WORK TO COMPLETE:
All of the lines below are to be transcribed faithfully, with pictures excluded from the copy.

STORED DATA:
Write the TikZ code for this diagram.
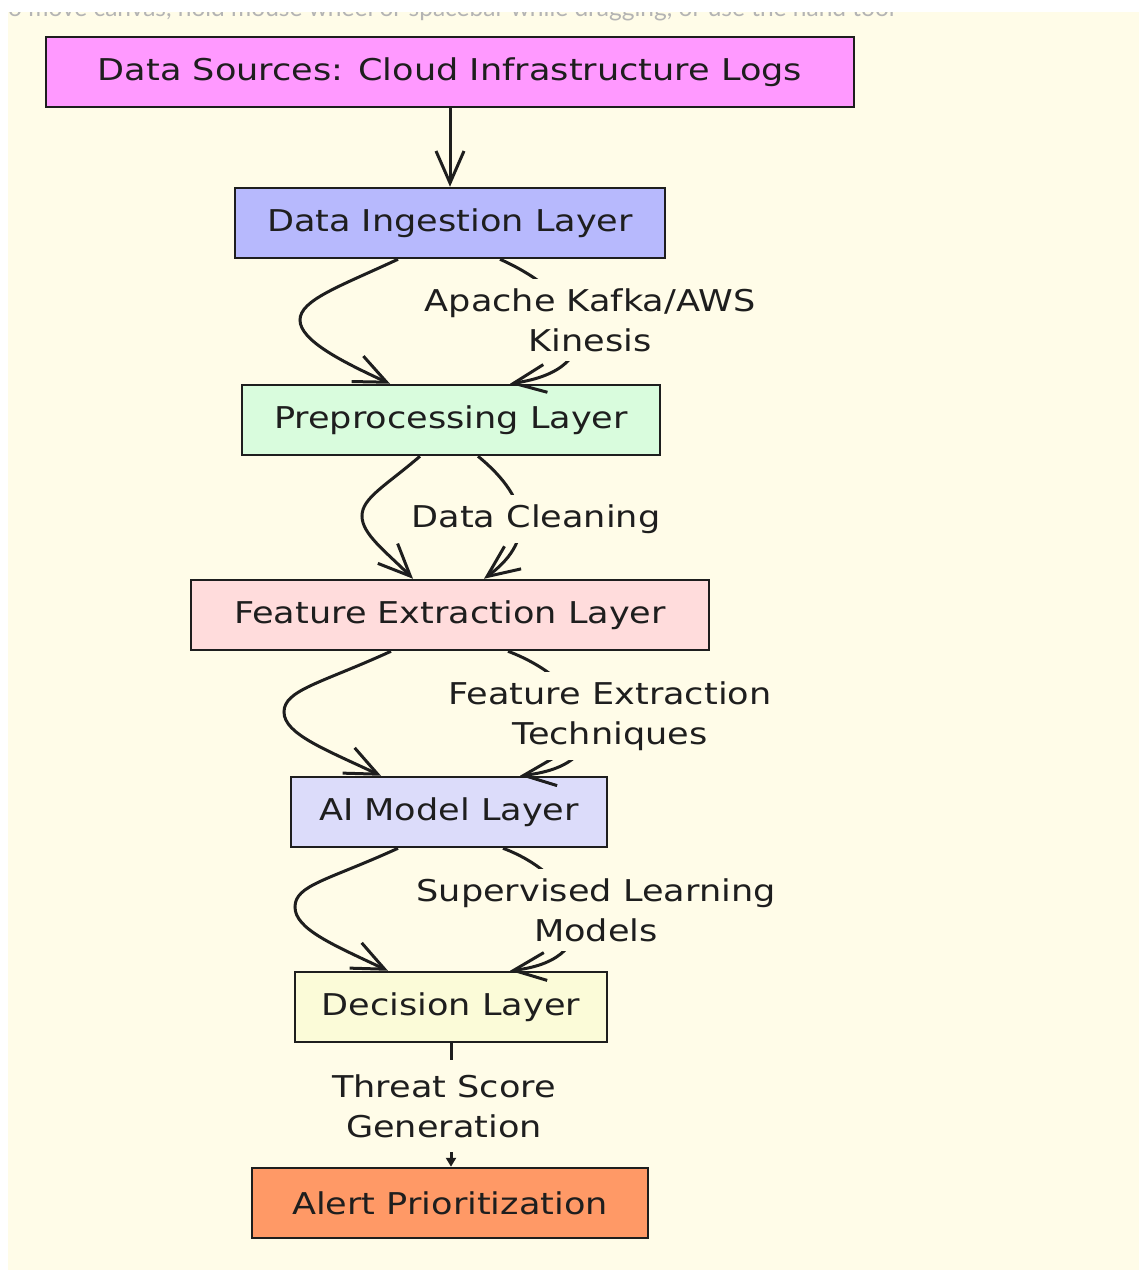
\documentclass[tikz,border=0pt]{standalone}
\usepackage{fontspec}
\setmainfont{DejaVu Sans}[FakeStretch=1.17]
\newfontfamily\uifont{Lato}
\usetikzlibrary{arrows.meta}
\definecolor{paper}{HTML}{FFFCE8}
\definecolor{ink}{HTML}{1E1E1E}
\definecolor{uigray}{HTML}{B4B4B4}
\definecolor{srcfill}{HTML}{FF99FF}
\definecolor{ingfill}{HTML}{B7B9FD}
\definecolor{prefill}{HTML}{D9FCDD}
\definecolor{featfill}{HTML}{FFDCDC}
\definecolor{aifill}{HTML}{DCDCFA}
\definecolor{decfill}{HTML}{FBFBD8}
\definecolor{alertfill}{HTML}{FF9966}
\tikzset{
    layer/.style = { draw=ink, fill=#1, line width=2.5pt, minimum height=70pt, inner sep=0pt,
                     text=ink, font=\fontsize{30}{40}\selectfont },
    flow/.style = { ink, line width=3pt, -{Straight Barb[length=32pt,width=28pt]} },
    lastflow/.style = { ink, line width=3pt, -{Triangle[length=9pt,width=10pt]} },
    edgetext/.style = { fill=paper, align=center, inner xsep=5pt, inner ysep=9pt, text=ink,
                        font=\fontsize{30}{40}\selectfont }
}

\begin{document}
\begin{tikzpicture}[x=1pt, y=-1pt]
    \useasboundingbox (0,0) rectangle (1139,1270);

    %%%
    %%% Canvas and the cut-off hint line
    %%%
    \begin{scope}
      \clip (8,12) rectangle (1139,1270);
      \fill[paper] (8,12) rectangle (1139,1270);
      \node[anchor=base west, inner sep=0pt, text=uigray, font=\uifont\fontsize{24.5}{24}\selectfont]
        (hint) at (8,16) {o move canvas, hold mouse wheel or spacebar while dragging, or use the hand tool};
    \end{scope}

    %%%
    %%% Layers
    %%%
    \node[layer=srcfill,   minimum width=808pt] (sources)  at (450,72)   {Data Sources: Cloud Infrastructure Logs};
    \node[layer=ingfill,   minimum width=430pt] (ingest)   at (450,223)  {Data Ingestion Layer};
    \node[layer=prefill,   minimum width=418pt] (prep)     at (451,420)  {Preprocessing Layer};
    \node[layer=featfill,  minimum width=518pt] (feature)  at (450,615)  {Feature Extraction Layer};
    \node[layer=aifill,    minimum width=316pt] (model)    at (449,812)  {AI Model Layer};
    \node[layer=decfill,   minimum width=312pt] (decision) at (451,1007) {Decision Layer};
    \node[layer=alertfill, minimum width=396pt] (alert)    at (450,1203) {Alert Prioritization};

    %%%
    %%% Connectors
    %%%
    % Sources -> ingestion
    \draw[flow] (sources.south) -- (ingest.north);

    % Ingestion -> preprocessing
    \coordinate (bendA) at (300,320);
    \draw[flow] ([xshift=-52pt]ingest.south) .. controls +(-58,27) and +(0,-20) .. (bendA)
                .. controls +(0,20) and +(-50,-23) .. ([xshift=-61pt]prep.north);
    \draw[flow] ([xshift=50pt]ingest.south) .. controls +(90,40) and +(100,-15) .. ([xshift=59pt]prep.north);
    \node[edgetext] (kafka) at (590,320) {Apache Kafka/AWS\\Kinesis};

    % Preprocessing -> feature extraction
    \coordinate (bendB) at (362,516);
    \draw[flow] ([xshift=-31pt]prep.south) .. controls +(-35,30) and +(0,-18) .. (bendB)
                .. controls +(0,18) and +(-28,-28) .. ([xshift=-37pt]feature.north);
    \draw[flow] ([xshift=27pt]prep.south) .. controls +(55,45) and +(49,-36) .. ([xshift=34pt]feature.north);
    \node[edgetext] (cleaning) at (536,519) {Data Cleaning};

    % Feature extraction -> AI model
    \coordinate (bendC) at (284,712);
    \draw[flow] ([xshift=-59pt]feature.south) .. controls +(-70,32) and +(0,-22) .. (bendC)
                .. controls +(0,22) and +(-55,-26) .. ([xshift=-68pt]model.north);
    \draw[flow] ([xshift=58pt]feature.south) .. controls +(85,32) and +(105,-12) .. ([xshift=71pt]model.north);
    \node[edgetext] (techniques) at (610,716) {Feature Extraction\\Techniques};

    % AI model -> decision
    \coordinate (bendD) at (295,907);
    \draw[flow] ([xshift=-51pt]model.south) .. controls +(-70,32) and +(0,-22) .. (bendD)
                .. controls +(0,22) and +(-55,-26) .. ([xshift=-63pt]decision.north);
    \draw[flow] ([xshift=54pt]model.south) .. controls +(80,30) and +(100,-12) .. ([xshift=59pt]decision.north);
    \node[edgetext] (supervised) at (596,910) {Supervised Learning\\Models};

    % Decision -> alert
    \draw[lastflow] (decision.south) -- (decision.south |- alert.north);
    \node[edgetext, inner ysep=14pt] (threat) at (444,1106) {Threat Score\\Generation};
\end{tikzpicture}
\end{document}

TASK RESPONSE:
Write the TikZ code for this diagram.
\documentclass[tikz,border=0pt]{standalone}
\usepackage{fontspec}
\setmainfont{DejaVu Sans}[FakeStretch=1.17]
\newfontfamily\uifont{Lato}
\usetikzlibrary{arrows.meta}
\definecolor{paper}{HTML}{FFFCE8}
\definecolor{ink}{HTML}{1E1E1E}
\definecolor{uigray}{HTML}{B4B4B4}
\definecolor{srcfill}{HTML}{FF99FF}
\definecolor{ingfill}{HTML}{B7B9FD}
\definecolor{prefill}{HTML}{D9FCDD}
\definecolor{featfill}{HTML}{FFDCDC}
\definecolor{aifill}{HTML}{DCDCFA}
\definecolor{decfill}{HTML}{FBFBD8}
\definecolor{alertfill}{HTML}{FF9966}
\tikzset{
    layer/.style = { draw=ink, fill=#1, line width=2.5pt, minimum height=70pt, inner sep=0pt,
                     text=ink, font=\fontsize{30}{40}\selectfont },
    flow/.style = { ink, line width=3pt, -{Straight Barb[length=32pt,width=28pt]} },
    lastflow/.style = { ink, line width=3pt, -{Triangle[length=9pt,width=10pt]} },
    edgetext/.style = { fill=paper, align=center, inner xsep=5pt, inner ysep=9pt, text=ink,
                        font=\fontsize{30}{40}\selectfont }
}

\begin{document}
\begin{tikzpicture}[x=1pt, y=-1pt]
    \useasboundingbox (0,0) rectangle (1139,1270);

    %%%
    %%% Canvas and the cut-off hint line
    %%%
    \begin{scope}
      \clip (8,12) rectangle (1139,1270);
      \fill[paper] (8,12) rectangle (1139,1270);
      \node[anchor=base west, inner sep=0pt, text=uigray, font=\uifont\fontsize{24.5}{24}\selectfont]
        (hint) at (8,16) {o move canvas, hold mouse wheel or spacebar while dragging, or use the hand tool};
    \end{scope}

    %%%
    %%% Layers
    %%%
    \node[layer=srcfill,   minimum width=808pt] (sources)  at (450,72)   {Data Sources: Cloud Infrastructure Logs};
    \node[layer=ingfill,   minimum width=430pt] (ingest)   at (450,223)  {Data Ingestion Layer};
    \node[layer=prefill,   minimum width=418pt] (prep)     at (451,420)  {Preprocessing Layer};
    \node[layer=featfill,  minimum width=518pt] (feature)  at (450,615)  {Feature Extraction Layer};
    \node[layer=aifill,    minimum width=316pt] (model)    at (449,812)  {AI Model Layer};
    \node[layer=decfill,   minimum width=312pt] (decision) at (451,1007) {Decision Layer};
    \node[layer=alertfill, minimum width=396pt] (alert)    at (450,1203) {Alert Prioritization};

    %%%
    %%% Connectors
    %%%
    % Sources -> ingestion
    \draw[flow] (sources.south) -- (ingest.north);

    % Ingestion -> preprocessing
    \coordinate (bendA) at (300,320);
    \draw[flow] ([xshift=-52pt]ingest.south) .. controls +(-58,27) and +(0,-20) .. (bendA)
                .. controls +(0,20) and +(-50,-23) .. ([xshift=-61pt]prep.north);
    \draw[flow] ([xshift=50pt]ingest.south) .. controls +(90,40) and +(100,-15) .. ([xshift=59pt]prep.north);
    \node[edgetext] (kafka) at (590,320) {Apache Kafka/AWS\\Kinesis};

    % Preprocessing -> feature extraction
    \coordinate (bendB) at (362,516);
    \draw[flow] ([xshift=-31pt]prep.south) .. controls +(-35,30) and +(0,-18) .. (bendB)
                .. controls +(0,18) and +(-28,-28) .. ([xshift=-37pt]feature.north);
    \draw[flow] ([xshift=27pt]prep.south) .. controls +(55,45) and +(49,-36) .. ([xshift=34pt]feature.north);
    \node[edgetext] (cleaning) at (536,519) {Data Cleaning};

    % Feature extraction -> AI model
    \coordinate (bendC) at (284,712);
    \draw[flow] ([xshift=-59pt]feature.south) .. controls +(-70,32) and +(0,-22) .. (bendC)
                .. controls +(0,22) and +(-55,-26) .. ([xshift=-68pt]model.north);
    \draw[flow] ([xshift=58pt]feature.south) .. controls +(85,32) and +(105,-12) .. ([xshift=71pt]model.north);
    \node[edgetext] (techniques) at (610,716) {Feature Extraction\\Techniques};

    % AI model -> decision
    \coordinate (bendD) at (295,907);
    \draw[flow] ([xshift=-51pt]model.south) .. controls +(-70,32) and +(0,-22) .. (bendD)
                .. controls +(0,22) and +(-55,-26) .. ([xshift=-63pt]decision.north);
    \draw[flow] ([xshift=54pt]model.south) .. controls +(80,30) and +(100,-12) .. ([xshift=59pt]decision.north);
    \node[edgetext] (supervised) at (596,910) {Supervised Learning\\Models};

    % Decision -> alert
    \draw[lastflow] (decision.south) -- (decision.south |- alert.north);
    \node[edgetext, inner ysep=14pt] (threat) at (444,1106) {Threat Score\\Generation};
\end{tikzpicture}
\end{document}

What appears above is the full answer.